## SET EXERCISE
Gather up every line that includes the string "matplotlib".

## Figure scripts
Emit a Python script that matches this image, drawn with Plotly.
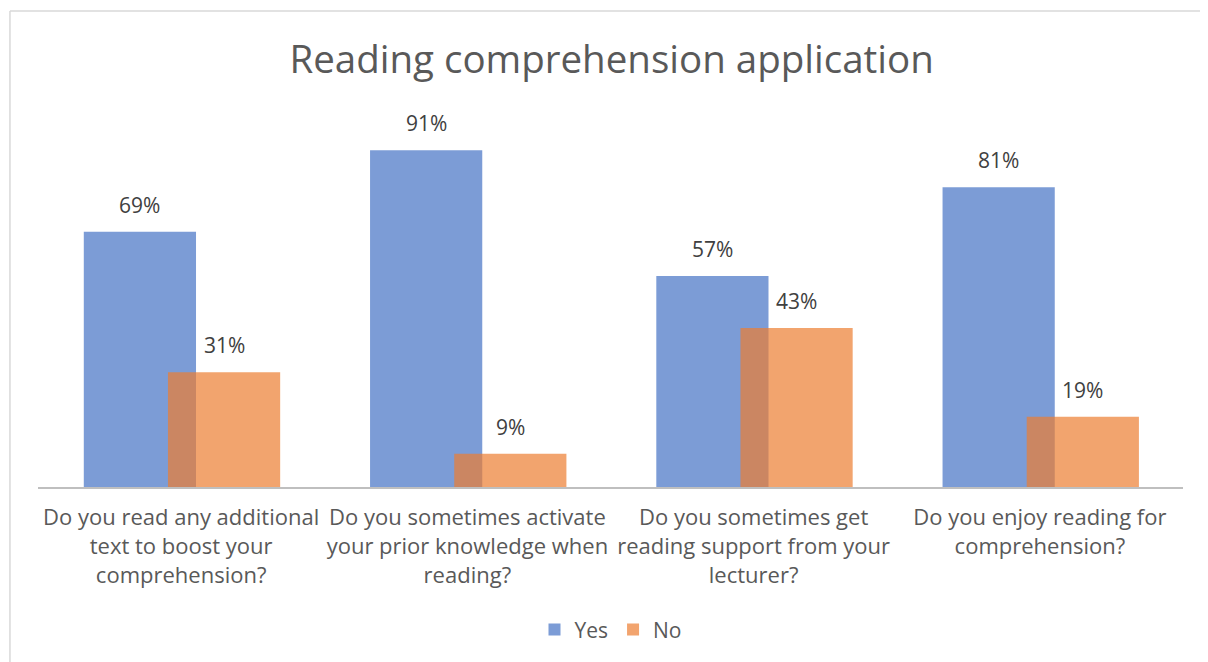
import plotly.graph_objects as go

questions = [
    "Do you read any additional<br>text to boost your<br>comprehension?",
    "Do you sometimes activate<br>your prior knowledge when<br>reading?",
    "Do you sometimes get<br>reading support from your<br>lecturer?",
    "Do you enjoy reading for<br>comprehension?",
]
yes_pct = [69, 91, 57, 81]
no_pct = [31, 9, 43, 19]

pos = list(range(len(questions)))
bar_w = 0.392
yes_off = -0.34
no_off = -0.046

fig = go.Figure()

fig.add_trace(
    go.Bar(
        x=pos, y=yes_pct, name="Yes", width=bar_w, offset=yes_off,
        marker_color="rgba(68,114,196,0.7)", marker_line_width=0,
    )
)
fig.add_trace(
    go.Bar(
        x=pos, y=no_pct, name="No", width=bar_w, offset=no_off,
        marker_color="rgba(237,125,49,0.7)", marker_line_width=0,
    )
)

# value labels above each bar
for i in pos:
    for val, off in ((yes_pct[i], yes_off), (no_pct[i], no_off)):
        fig.add_annotation(
            x=i + off + bar_w / 2, y=val, text=f"{val}%",
            showarrow=False, yanchor="bottom", yshift=11,
            font=dict(size=21, color="#404040"),
        )

# chart border (left and top edges visible)
fig.add_shape(type="line", xref="paper", yref="paper",
              x0=-0.0245, x1=-0.0245, y0=1.2865, y1=-0.48,
              line=dict(color="#D9D9D9", width=1.5))
fig.add_shape(type="line", xref="paper", yref="paper",
              x0=-0.0245, x1=1.03, y0=1.2865, y1=1.2865,
              line=dict(color="#D9D9D9", width=1.5))

# page adds an 8px body margin, so the figure is 8px smaller each way
fig.update_layout(
    barmode="overlay",
    width=1200,
    height=654,
    margin=dict(l=30, r=25, t=109, b=175),
    paper_bgcolor="white",
    plot_bgcolor="white",
    font=dict(family="Open Sans", color="#595959"),
    title=dict(
        text="Reading comprehension application",
        x=0.503, xanchor="center", y=0.9205, yanchor="middle",
        font=dict(size=38.5, color="#595959"),
    ),
    xaxis=dict(
        range=[-0.5, 3.5], tickvals=pos, ticktext=questions,
        showline=True, linecolor="#BFBFBF", linewidth=2,
        showgrid=False, ticks="", tickfont=dict(size=22, color="#595959"),
        ticklabelstandoff=10, zeroline=False,
    ),
    yaxis=dict(range=[0, 100], visible=False),
    legend=dict(
        orientation="h", x=0.5, xanchor="center", y=-0.386, yanchor="middle",
        font=dict(size=21, color="#595959"), traceorder="normal",
        itemwidth=30,
    ),
    showlegend=True,
)

fig.write_html("out.html")
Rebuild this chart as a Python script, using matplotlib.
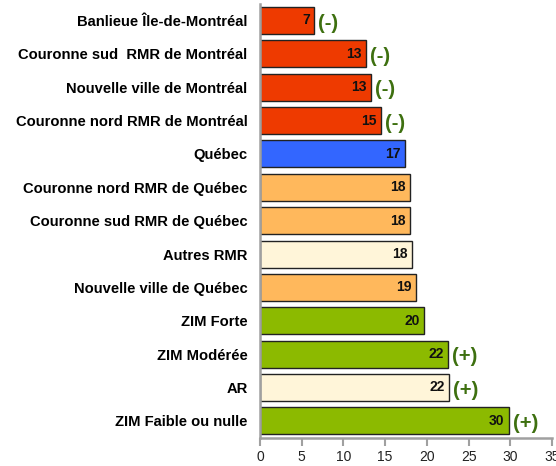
import matplotlib
matplotlib.use("Agg")
import matplotlib.pyplot as plt
from matplotlib import font_manager

categories = ["Banlieue Île-de-Montréal", "Couronne sud  RMR de Montréal",
              "Nouvelle ville de Montréal", "Couronne nord RMR de Montréal",
              "Québec", "Couronne nord RMR de Québec", "Couronne sud RMR de Québec",
              "Autres RMR", "Nouvelle ville de Québec", "ZIM Forte", "ZIM Modérée",
              "AR", "ZIM Faible ou nulle"]
values = [6.5, 12.7, 13.3, 14.5, 17.4, 18.0, 18.0, 18.2, 18.7, 19.7, 22.5, 22.6, 29.8]
labels = ["7", "13", "13", "15", "17", "18", "18", "18", "19", "20", "22", "22", "30"]
signif = ["(-)", "(-)", "(-)", "(-)", "", "", "", "", "", "", "(+)", "(+)", "(+)"]
groups = ["mtl", "mtl", "mtl", "mtl", "qc", "qcr", "qcr", "rmr", "qcr", "zim", "zim", "ar", "zim"]
palette = {"mtl": "#EE3A00", "qc": "#3366FF", "qcr": "#FFB85C", "rmr": "#FFF5D9",
           "zim": "#8CBA00", "ar": "#FFF5D9"}

names = {f.name for f in font_manager.fontManager.ttflist}
narrow = "Liberation Sans Narrow" if "Liberation Sans Narrow" in names else "Liberation Sans"

fig = plt.figure(figsize=(5.56, 4.66), dpi=100)
ax = fig.add_axes([260/556, 28.5/466, 292/556, 433.7/466])

y = list(range(len(categories)))
ax.barh(y, values, height=0.81, color=[palette[g] for g in groups],
        edgecolor="#222222", linewidth=1.0)
ax.set_ylim(len(categories) - 0.5, -0.5)
ax.set_xlim(0, 35)
ax.set_yticks(y)
ax.set_yticklabels(categories, fontsize=10.6, fontweight="bold", family="Liberation Sans")
ax.tick_params(axis="y", length=0, pad=9)
ax.set_xticks(range(0, 36, 5))
ax.tick_params(axis="x", length=6, color="#A0A0A0", width=1.5, pad=3, labelsize=10,
               labelcolor="#222222")
for lab in ax.get_xticklabels():
    lab.set_family(narrow)

for s in ["top", "right"]:
    ax.spines[s].set_visible(False)
for s in ["left", "bottom"]:
    ax.spines[s].set_color("#A0A0A0")
    ax.spines[s].set_linewidth(1.8)

for yi, v, lab, sg in zip(y, values, labels, signif):
    ax.annotate(lab, (v, yi), xytext=(-3, 0), textcoords="offset points",
                ha="right", va="center", fontsize=10, fontweight="bold",
                family=narrow, color="#111111")
    if sg:
        ax.annotate(sg, (v, yi), xytext=(3, -2), textcoords="offset points",
                    ha="left", va="center", fontsize=14.5, fontweight="bold",
                    family="Liberation Sans", color="#3E7010")

fig.savefig("out.png", dpi=100)
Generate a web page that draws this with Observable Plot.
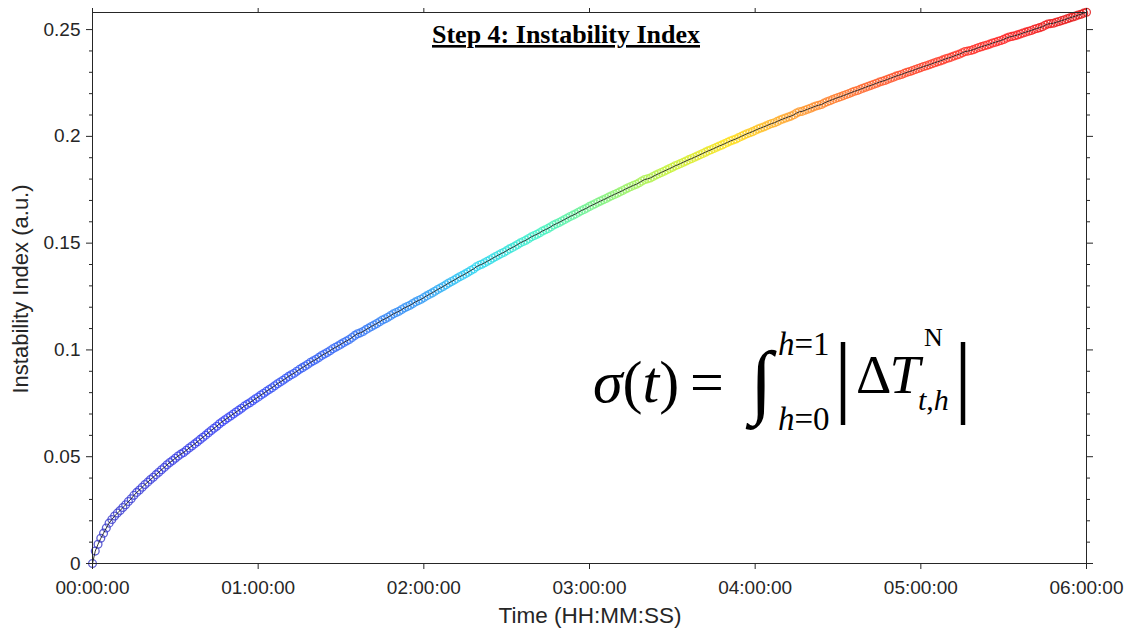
<!DOCTYPE html>
<html>
<head>
<meta charset="utf-8">
<script src="https://cdn.jsdelivr.net/npm/d3@7"></script>
<script src="https://cdn.jsdelivr.net/npm/@observablehq/plot@0.6"></script>
<style>
  html, body { margin: 0; padding: 0; background: #fff; }
  #chart { width: 1130px; height: 631px; }
</style>
</head>
<body>
<div id="chart"></div>
<script>
// ---- data ----
const sampleIntervalMin = 1; // one sample per minute, 0 .. 360 min
const instabilityIndex = [
  0.0000,
  0.0058, 0.0090, 0.0118, 0.0142, 0.0166, 0.0189, 0.0206, 0.0222, 0.0236, 0.0248,
  0.0262, 0.0275, 0.0290, 0.0303, 0.0319, 0.0333, 0.0344, 0.0357, 0.0370, 0.0381,
  0.0393, 0.0404, 0.0416, 0.0427, 0.0439, 0.0450, 0.0462, 0.0473, 0.0482, 0.0493,
  0.0503, 0.0512, 0.0520, 0.0530, 0.0541, 0.0550, 0.0560, 0.0570, 0.0581, 0.0591,
  0.0601, 0.0612, 0.0623, 0.0633, 0.0643, 0.0654, 0.0664, 0.0673, 0.0682, 0.0691,
  0.0700, 0.0709, 0.0718, 0.0727, 0.0737, 0.0745, 0.0753, 0.0762, 0.0771, 0.0779,
  0.0789, 0.0797, 0.0806, 0.0815, 0.0823, 0.0832, 0.0842, 0.0850, 0.0858, 0.0867,
  0.0876, 0.0884, 0.0891, 0.0900, 0.0909, 0.0917, 0.0925, 0.0933, 0.0942, 0.0949,
  0.0956, 0.0965, 0.0974, 0.0981, 0.0988, 0.0996, 0.1005, 0.1012, 0.1019, 0.1027,
  0.1035, 0.1042, 0.1049, 0.1058, 0.1068, 0.1076, 0.1080, 0.1086, 0.1095, 0.1102,
  0.1110, 0.1117, 0.1124, 0.1132, 0.1140, 0.1146, 0.1153, 0.1161, 0.1169, 0.1175,
  0.1181, 0.1189, 0.1197, 0.1203, 0.1209, 0.1217, 0.1225, 0.1231, 0.1237, 0.1245,
  0.1253, 0.1260, 0.1267, 0.1275, 0.1283, 0.1290, 0.1297, 0.1305, 0.1313, 0.1320,
  0.1327, 0.1335, 0.1343, 0.1349, 0.1356, 0.1364, 0.1372, 0.1379, 0.1389, 0.1396,
  0.1401, 0.1408, 0.1415, 0.1422, 0.1430, 0.1437, 0.1444, 0.1451, 0.1457, 0.1465,
  0.1473, 0.1479, 0.1486, 0.1494, 0.1502, 0.1508, 0.1514, 0.1522, 0.1530, 0.1536,
  0.1542, 0.1549, 0.1557, 0.1563, 0.1569, 0.1577, 0.1585, 0.1591, 0.1597, 0.1604,
  0.1611, 0.1618, 0.1625, 0.1631, 0.1637, 0.1645, 0.1652, 0.1658, 0.1664, 0.1672,
  0.1678, 0.1684, 0.1691, 0.1697, 0.1703, 0.1709, 0.1716, 0.1722, 0.1728, 0.1734,
  0.1740, 0.1746, 0.1753, 0.1759, 0.1765, 0.1771, 0.1776, 0.1783, 0.1791, 0.1798,
  0.1801, 0.1805, 0.1812, 0.1819, 0.1825, 0.1831, 0.1837, 0.1843, 0.1849, 0.1855,
  0.1862, 0.1867, 0.1873, 0.1879, 0.1885, 0.1891, 0.1896, 0.1902, 0.1908, 0.1914,
  0.1920, 0.1926, 0.1932, 0.1937, 0.1943, 0.1949, 0.1955, 0.1960, 0.1966, 0.1972,
  0.1978, 0.1983, 0.1988, 0.1994, 0.2000, 0.2006, 0.2012, 0.2017, 0.2022, 0.2028,
  0.2034, 0.2039, 0.2044, 0.2049, 0.2055, 0.2060, 0.2064, 0.2070, 0.2076, 0.2081,
  0.2086, 0.2091, 0.2095, 0.2101, 0.2109, 0.2115, 0.2117, 0.2122, 0.2127, 0.2132,
  0.2137, 0.2142, 0.2146, 0.2149, 0.2156, 0.2162, 0.2167, 0.2172, 0.2177, 0.2182,
  0.2186, 0.2191, 0.2196, 0.2201, 0.2206, 0.2211, 0.2215, 0.2220, 0.2225, 0.2230,
  0.2235, 0.2239, 0.2244, 0.2249, 0.2254, 0.2258, 0.2262, 0.2267, 0.2272, 0.2277,
  0.2282, 0.2286, 0.2290, 0.2295, 0.2300, 0.2304, 0.2308, 0.2313, 0.2318, 0.2322,
  0.2327, 0.2331, 0.2335, 0.2340, 0.2345, 0.2349, 0.2353, 0.2358, 0.2363, 0.2367,
  0.2371, 0.2376, 0.2381, 0.2385, 0.2391, 0.2397, 0.2399, 0.2402, 0.2406, 0.2411,
  0.2416, 0.2420, 0.2424, 0.2428, 0.2432, 0.2437, 0.2441, 0.2445, 0.2449, 0.2454,
  0.2460, 0.2465, 0.2468, 0.2471, 0.2475, 0.2479, 0.2484, 0.2488, 0.2492, 0.2496,
  0.2501, 0.2505, 0.2509, 0.2513, 0.2520, 0.2526, 0.2528, 0.2530, 0.2534, 0.2538,
  0.2542, 0.2546, 0.2551, 0.2555, 0.2559, 0.2563, 0.2568, 0.2572, 0.2577, 0.2581
];
const xTicksHours = [0, 1, 2, 3, 4, 5, 6];
const xTickLabels = ["00:00:00", "01:00:00", "02:00:00", "03:00:00", "04:00:00", "05:00:00", "06:00:00"];
const yTicks = [0, 0.05, 0.1, 0.15, 0.2, 0.25];
const yTickLabels = ["0", "0.05", "0.1", "0.15", "0.2", "0.25"];
const yMinorTicks = [0.01,0.02,0.03,0.04,0.06,0.07,0.08,0.09,0.11,0.12,0.13,0.14,0.16,0.17,0.18,0.19,0.21,0.22,0.23,0.24];
const titleText = "Step 4: Instability Index";
const xLabel = "Time (HH:MM:SS)";
const yLabel = "Instability Index (a.u.)";

// ---- style: colour ramp over time (hours) ----
const colorStopsHours = [0, 0.8, 1.5, 2.0, 2.3, 2.7, 3.1, 3.5, 3.85, 4.2, 4.6, 5.0, 5.5, 6.0];
const colorStopsRange = ["#4242c8", "#3a44f4", "#3a6ef6", "#389ff6", "#30d4f2", "#44f2c6", "#86f27c",
                         "#caf23a", "#ffe01c", "#ffa632", "#ff7030", "#ff462e", "#ff2828", "#e01818"];

const data = instabilityIndex.map((v, i) => ({ t: i * sampleIntervalMin / 60, v }));
const fmtX = h => xTickLabels[xTicksHours.indexOf(h)];
const fmtY = v => yTickLabels[yTicks.indexOf(v)];
const axisColor = "#262626";

const chart = Plot.plot({
  width: 1130,
  height: 631,
  marginLeft: 92,
  marginRight: 44,
  marginTop: 12,
  marginBottom: 68,
  style: { fontFamily: "'Liberation Sans', Arial, sans-serif", fontSize: "19px", color: axisColor, background: "#fff" },
  x: { domain: [0, 6] },
  y: { domain: [0, 0.258] },
  color: { type: "linear", domain: colorStopsHours, range: colorStopsRange, interpolate: "rgb" },
  marks: [
    Plot.dot(data, { x: "t", y: "v", stroke: "t", r: 3.9, strokeWidth: 1.3, strokeOpacity: 0.85 }),
    Plot.line(data, { x: "t", y: "v", stroke: "#1e1e1e", strokeWidth: 0.9 }),
    Plot.frame({ stroke: axisColor, strokeWidth: 1 }),
    Plot.axisX({ ticks: xTicksHours, tickFormat: fmtX, tickSize: 6, tickPadding: 11, label: null, stroke: axisColor }),
    Plot.axisX({ anchor: "top", ticks: xTicksHours, tickFormat: () => "", tickSize: 5, label: null, stroke: axisColor }),
    Plot.axisY({ ticks: yTicks, tickFormat: fmtY, tickSize: 6, tickPadding: 6, label: null, stroke: axisColor }),
    Plot.axisY({ anchor: "right", ticks: yTicks, tickFormat: () => "", tickSize: 6, label: null, stroke: axisColor }),
    Plot.axisY({ ticks: yMinorTicks, tickFormat: () => "", tickSize: 3, label: null, stroke: axisColor }),
    Plot.axisY({ anchor: "right", ticks: yMinorTicks, tickFormat: () => "", tickSize: 3, label: null, stroke: axisColor })
  ]
});
document.getElementById("chart").appendChild(chart);

const svg = d3.select(chart);

// axis labels
svg.append("text")
  .attr("x", 590).attr("y", 623).attr("text-anchor", "middle")
  .style("font", "22.5px 'Liberation Sans', Arial, sans-serif").attr("fill", axisColor)
  .text(xLabel);
svg.append("text")
  .attr("transform", "translate(28,289) rotate(-90)").attr("text-anchor", "middle")
  .style("font", "22px 'Liberation Sans', Arial, sans-serif").attr("fill", axisColor)
  .text(yLabel);

// title
svg.append("text")
  .attr("x", 566).attr("y", 43).attr("text-anchor", "middle")
  .style("font", "bold 26px 'Liberation Serif', 'Times New Roman', serif")
  .style("text-decoration", "underline").attr("fill", "#000")
  .text(titleText);

// formula
const serif = "'Liberation Serif', 'Times New Roman', serif";
const f = svg.append("g").attr("fill", "#000").attr("text-anchor", "start").style("font-family", serif);
const t1 = f.append("text").attr("x", 593).attr("y", 402).style("font-size", "60px");
t1.append("tspan").style("font-style", "italic").text("σ");
t1.append("tspan").text("(");
t1.append("tspan").style("font-style", "italic").text("t");
t1.append("tspan").text(")");
f.append("text").attr("x", 690).attr("y", 402).style("font-size", "60px").text("=");
f.append("text").attr("x", 750).attr("y", 408).style("font-size", "82px").text("∫");
const sup = f.append("text").attr("x", 778).attr("y", 355).style("font-size", "33px");
sup.append("tspan").style("font-style", "italic").text("h");
sup.append("tspan").text("=1");
const sub = f.append("text").attr("x", 778).attr("y", 430).style("font-size", "33px");
sub.append("tspan").style("font-style", "italic").text("h");
sub.append("tspan").text("=0");
f.append("text").attr("x", 834).attr("y", 406).style("font-size", "90px").text("|");
const dT = f.append("text").attr("x", 856).attr("y", 393).style("font-size", "55px");
dT.append("tspan").text("Δ");
dT.append("tspan").attr("dx", -2).style("font-style", "italic").text("T");
f.append("text").attr("x", 924).attr("y", 346).style("font-size", "26px").text("N");
const th = f.append("text").attr("x", 918).attr("y", 410).style("font-size", "30px");
th.append("tspan").style("font-style", "italic").text("t");
th.append("tspan").text(",");
th.append("tspan").style("font-style", "italic").text("h");
f.append("text").attr("x", 954).attr("y", 406).style("font-size", "90px").text("|");
</script>
</body>
</html>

## TASK ANSWER
Rebuild this chart as a Python script, using matplotlib.
import matplotlib
matplotlib.use("Agg")
import matplotlib.pyplot as plt
from matplotlib import font_manager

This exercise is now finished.